Сам Иван Сергеевич выражал несогласие со своими биографами, когда те нарекали его «путешественником», «землепроходцем», «охотником»; он всегда был писателем, крестьянским по корню; владел всей палитрой русской реалистической прозы, начиная со сказки, притчи, этюда-были («былицы»), написал тончайшие по словесному рисунку, по-чеховски грустные, по-бунински полнозвучные, исполненные толстовского человекознания, горьковского социального провидения рассказы, повести, придал очень личное, соколовско-микитовское выражение традиционному жанру путевого очерка…

———

В критико-литературоведческих оценках творчества И. С. Соколова-Микитова не раз встречаешься с утверждением, что имя его не попало в кассету «модных» имен. Возможно, так оно и есть, но что значит «мода», как понимал ее сам писатель? От самооценок, пусть даже косвенно высказанных, он воздерживался, разве что в дневниках, письмах касался этой тонкой материи, демонстрируя всегда крайнюю скромность в отношении собственных литературных заслуг. Вышедшие из-под его пера рассказы он редко называет рассказами, чаще рассказиками...
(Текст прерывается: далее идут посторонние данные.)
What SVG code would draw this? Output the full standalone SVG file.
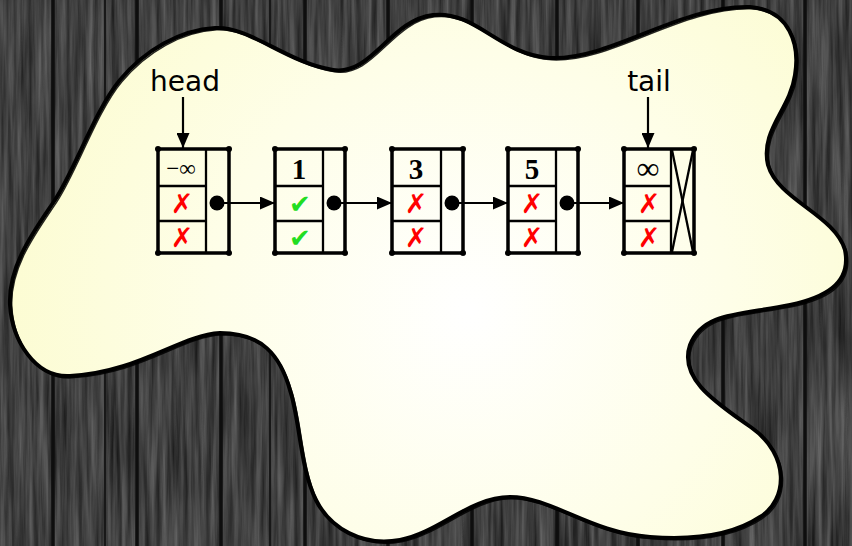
<svg xmlns="http://www.w3.org/2000/svg" width="852" height="546" viewBox="0 0 852 546">
<defs>
<filter id="woodgrain" x="0" y="0" width="100%" height="100%" color-interpolation-filters="sRGB">
<feTurbulence type="fractalNoise" baseFrequency="0.18 0.008" numOctaves="4" seed="7"/>
<feColorMatrix type="matrix" values="0.38 0 0 0 0.06  0.38 0 0 0 0.06  0.38 0 0 0 0.06  0 0 0 0 1"/>
</filter>
<radialGradient id="paper" cx="470" cy="310" r="470" gradientUnits="userSpaceOnUse">
<stop offset="0" stop-color="#ffffff"/>
<stop offset="0.55" stop-color="#fefee8"/>
<stop offset="1" stop-color="#fcfcd2"/>
</radialGradient>
<marker id="arrow" viewBox="0 0 15 13" refX="15" refY="6.5" markerWidth="15" markerHeight="13" markerUnits="userSpaceOnUse" orient="auto">
<path d="M0,0 L15,6.5 L0,13 z" fill="#000"/>
</marker>
<style>
.plank{stroke:#0e0e0e;stroke-width:3.5}
.plank2{stroke:#181818;stroke-width:2}
.box{fill:none;stroke:#000;stroke-width:3.5;stroke-linejoin:round}
.div{stroke:#000;stroke-width:2.3}
.corner{fill:#000}
.lbl{font-family:"DejaVu Sans",sans-serif;font-size:28px;fill:#000;text-anchor:middle}
.val{font-family:"Liberation Serif",serif;font-size:29px;font-weight:bold;fill:#000;text-anchor:middle}
.inf{font-family:"Liberation Serif",serif;fill:#000;text-anchor:middle}
.no{font-family:"DejaVu Sans",sans-serif;font-size:27px;font-weight:bold;fill:#ff0000;text-anchor:middle}
.yes{font-family:"DejaVu Sans",sans-serif;font-size:26px;font-weight:bold;fill:#22dd22;text-anchor:middle}
.link{stroke:#000;stroke-width:2.2;fill:none}
</style>
</defs>

<g id="background">
<rect x="0" y="0" width="852" height="546" fill="#3a3a3a"/>
<rect x="0" y="0" width="852" height="546" filter="url(#woodgrain)"/>
<line class="plank" x1="53" y1="0" x2="53" y2="546"/>
<line class="plank2" x1="105" y1="0" x2="105" y2="546"/>
<line class="plank" x1="137" y1="0" x2="137" y2="546"/>
<line class="plank" x1="221" y1="0" x2="221" y2="546"/>
<line class="plank2" x1="270" y1="0" x2="270" y2="546"/>
<line class="plank" x1="305" y1="0" x2="305" y2="546"/>
<line class="plank" x1="388" y1="0" x2="388" y2="546"/>
<line class="plank" x1="472" y1="0" x2="472" y2="546"/>
<line class="plank" x1="557" y1="0" x2="557" y2="546"/>
<line class="plank" x1="638" y1="0" x2="638" y2="546"/>
<line class="plank" x1="723" y1="0" x2="723" y2="546"/>
<line class="plank" x1="805" y1="0" x2="805" y2="546"/>
</g>

<g id="blob">
<path d="M215,28 C250,26 285,62 333,70 C372,76 390,20 433,15 C475,10 500,55 550,58 C610,61 680,5 750,7 C790,10 800,45 795,75 C790,110 760,130 768,165 C778,200 835,215 845,250 C852,285 822,298 790,305 C740,315 703,312 690,345 C678,380 720,405 752,428 C790,455 788,500 760,517 C730,537 690,540 650,537 C590,533 552,497 510,497 C470,497 440,532 400,540 C362,547 330,528 316,500 C300,468 300,420 290,390 C280,355 262,333 220,333 C180,335 140,372 70,376 C35,378 12,340 10,305 C8,265 35,230 55,200 C75,170 95,110 120,80 C145,50 180,30 215,28 Z" fill="url(#paper)" stroke="#000" stroke-width="4"/>
<path d="M215,28 C250,26 285,62 333,70 C372,76 390,20 433,15 C475,10 500,55 550,58 C610,61 680,5 750,7 C790,10 800,45 795,75 C790,110 760,130 768,165 C778,200 835,215 845,250 C852,285 822,298 790,305 C740,315 703,312 690,345 C678,380 720,405 752,428 C790,455 788,500 760,517 C730,537 690,540 650,537 C590,533 552,497 510,497 C470,497 440,532 400,540 C362,547 330,528 316,500 C300,468 300,420 290,390 C280,355 262,333 220,333 C180,335 140,372 70,376 C35,378 12,340 10,305 C8,265 35,230 55,200 C75,170 95,110 120,80 C145,50 180,30 215,28 Z" fill="none" stroke="#000" stroke-width="1.5" stroke-opacity="0.85" transform="translate(1.8,1.8)"/>
</g>

<g id="head-label">
<text class="lbl" x="185" y="91">head</text>
</g>
<g id="tail-label">
<text class="lbl" x="649" y="91">tail</text>
</g>

<g id="node-head">
<rect class="box" x="158" y="149" width="71" height="104"/>
<line class="div" x1="206" y1="149" x2="206" y2="253"/>
<line class="div" x1="158" y1="186" x2="206" y2="186"/>
<line class="div" x1="158" y1="221" x2="206" y2="221"/>
<circle class="corner" cx="158" cy="149" r="3"/><circle class="corner" cx="229" cy="149" r="3"/><circle class="corner" cx="158" cy="253" r="3"/><circle class="corner" cx="229" cy="253" r="3"/>
<text class="inf" x="181" y="176" font-size="23">−∞</text>
<text class="no" x="182" y="213">✗</text>
<text class="no" x="182" y="247">✗</text>
<circle cx="217" cy="203" r="7.5" fill="#000"/>
</g>

<g id="node-1">
<rect class="box" x="275" y="149" width="70" height="104"/>
<line class="div" x1="323" y1="149" x2="323" y2="253"/>
<line class="div" x1="275" y1="186" x2="323" y2="186"/>
<line class="div" x1="275" y1="221" x2="323" y2="221"/>
<circle class="corner" cx="275" cy="149" r="3"/><circle class="corner" cx="345" cy="149" r="3"/><circle class="corner" cx="275" cy="253" r="3"/><circle class="corner" cx="345" cy="253" r="3"/>
<text class="val" x="299" y="179">1</text>
<text class="yes" x="300" y="213">✔</text>
<text class="yes" x="300" y="247">✔</text>
<circle cx="334" cy="203" r="7.5" fill="#000"/>
</g>

<g id="node-3">
<rect class="box" x="392" y="149" width="71" height="104"/>
<line class="div" x1="441" y1="149" x2="441" y2="253"/>
<line class="div" x1="392" y1="186" x2="441" y2="186"/>
<line class="div" x1="392" y1="221" x2="441" y2="221"/>
<circle class="corner" cx="392" cy="149" r="3"/><circle class="corner" cx="463" cy="149" r="3"/><circle class="corner" cx="392" cy="253" r="3"/><circle class="corner" cx="463" cy="253" r="3"/>
<text class="val" x="416" y="179">3</text>
<text class="no" x="416" y="213">✗</text>
<text class="no" x="416" y="247">✗</text>
<circle cx="452" cy="203" r="7.5" fill="#000"/>
</g>

<g id="node-5">
<rect class="box" x="508" y="149" width="70" height="104"/>
<line class="div" x1="556" y1="149" x2="556" y2="253"/>
<line class="div" x1="508" y1="186" x2="556" y2="186"/>
<line class="div" x1="508" y1="221" x2="556" y2="221"/>
<circle class="corner" cx="508" cy="149" r="3"/><circle class="corner" cx="578" cy="149" r="3"/><circle class="corner" cx="508" cy="253" r="3"/><circle class="corner" cx="578" cy="253" r="3"/>
<text class="val" x="532" y="179">5</text>
<text class="no" x="532" y="213">✗</text>
<text class="no" x="532" y="247">✗</text>
<circle cx="567" cy="203" r="7.5" fill="#000"/>
</g>

<g id="node-tail">
<rect class="box" x="624" y="149" width="70" height="104"/>
<line class="div" x1="671" y1="149" x2="671" y2="253"/>
<line class="div" x1="624" y1="186" x2="671" y2="186"/>
<line class="div" x1="624" y1="221" x2="671" y2="221"/>
<line class="div" x1="672" y1="150" x2="693" y2="252"/>
<line class="div" x1="693" y1="150" x2="672" y2="252"/>
<circle class="corner" cx="624" cy="149" r="3"/><circle class="corner" cx="694" cy="149" r="3"/><circle class="corner" cx="624" cy="253" r="3"/><circle class="corner" cx="694" cy="253" r="3"/>
<text class="inf" x="648" y="179" font-size="32">∞</text>
<text class="no" x="649" y="213">✗</text>
<text class="no" x="649" y="247">✗</text>
</g>

<g id="connectors">
<line class="link" x1="183" y1="97" x2="183" y2="148" marker-end="url(#arrow)"/>
<line class="link" x1="648" y1="97" x2="648" y2="148" marker-end="url(#arrow)"/>
<line class="link" x1="217" y1="203" x2="275" y2="203" marker-end="url(#arrow)"/>
<line class="link" x1="334" y1="203" x2="392" y2="203" marker-end="url(#arrow)"/>
<line class="link" x1="452" y1="203" x2="508" y2="203" marker-end="url(#arrow)"/>
<line class="link" x1="567" y1="203" x2="624" y2="203" marker-end="url(#arrow)"/>
</g>
</svg>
В дневниках Ивана Сергеевича есть рассуждение касательно славы А. П. Чехова (чаще всего он обращался мыслями к А. П. Чехову как писателю в высшем смысле). «Не будь коротких «эстрадных» рассказиков (подчас очень глубоких и печальных) да чеховских пьес с говорливыми интеллигентами, тоскующими дамами, офицерами и профессорами, — Чехова, пожалуй, и не прославили бы. Ну кто из «широких» читателей Чехова помнит «Студента» или «Архиерея»? Знают «Налима», «Хирургию», «Вишневый сад»... Чехов умер давно, но и поныне современен! И какой зоркий глаз, какой точный и чистый язык!»

Я думаю, размышляя о славе Чехова, Иван Сергеевич имел в виду вообще судьбу русского писателя — и свою собственную тоже.

Биография И. С. Соколова-Микитова настолько богата яркими событиями, что в любой критико-биографической статье о нем собственно путь писателя, становление, движение таланта остаются как бы в тени...

Надо сказать, что первые шаги в литературу совсем еще молодой Иван Сергеевич Соколов-Микитов совершил при наиблагоприятном расположении звезд на его небосклоне. В 1910 году он приехал в Петербург (будучи исключенным из 5-го класса Смоленского реального училища «по малоуспеваемости и за дурное поведение», по «подозрению в принадлежности к ученическим революционным организациям»); в столице его как-то необыкновенно скоро пригрели писатели: А. М. Ремизов, А. И. Куприн, А. С. Грин, М. М. Пришвин. По-видимому, дело тут не столько в первых пробах пера смоленского неофита, сколько в чертах его характера, открытого, доброжелательного, мужественного. В Петербурге ему помогли самобытность, непохожесть, особенный, со своими выразительными средствами говор. Ну и талант, конечно!

Иван Соколов-Микитов ехал в Петербург поступать на сельскохозяйственные курсы; встреча с путешественником Сватошем, с писателями необычайно скоро меняет его жизненные планы (очевидно, семена пали на созревшую почву). Юноша Соколов-Микитов делает свои первые опыты на литературной ниве, мечта о странствиях обуревает его. Он уезжает в Ревель, недолгое время сотрудничает в «Ревельском листке». Здесь в первый раз ступает матросом на палубу корабля — и до конца жизни сохранит светлую, не замутненную тяготами морской службы благодарную любовь к морю, раздвигающему горизонты человеческой личности.

Как мы уже знаем, в первую мировую войну Соколов-Микитов уходит на фронт добровольцем, «братом милосердия» (перед отправкой на фронт покупает на рынке шинель и саблю; в этом деле вольноопределяющемуся помогает Александр Грин). В окопах бессмысленной империалистической бойни он получил уроки «участия, милосердия и любви»; все это прозвучит в его корреспонденциях с фронта (впоследствии в сочинениях) в особой соколовско-микитовской, сдержанной, мужественной, берущей за душу тональности.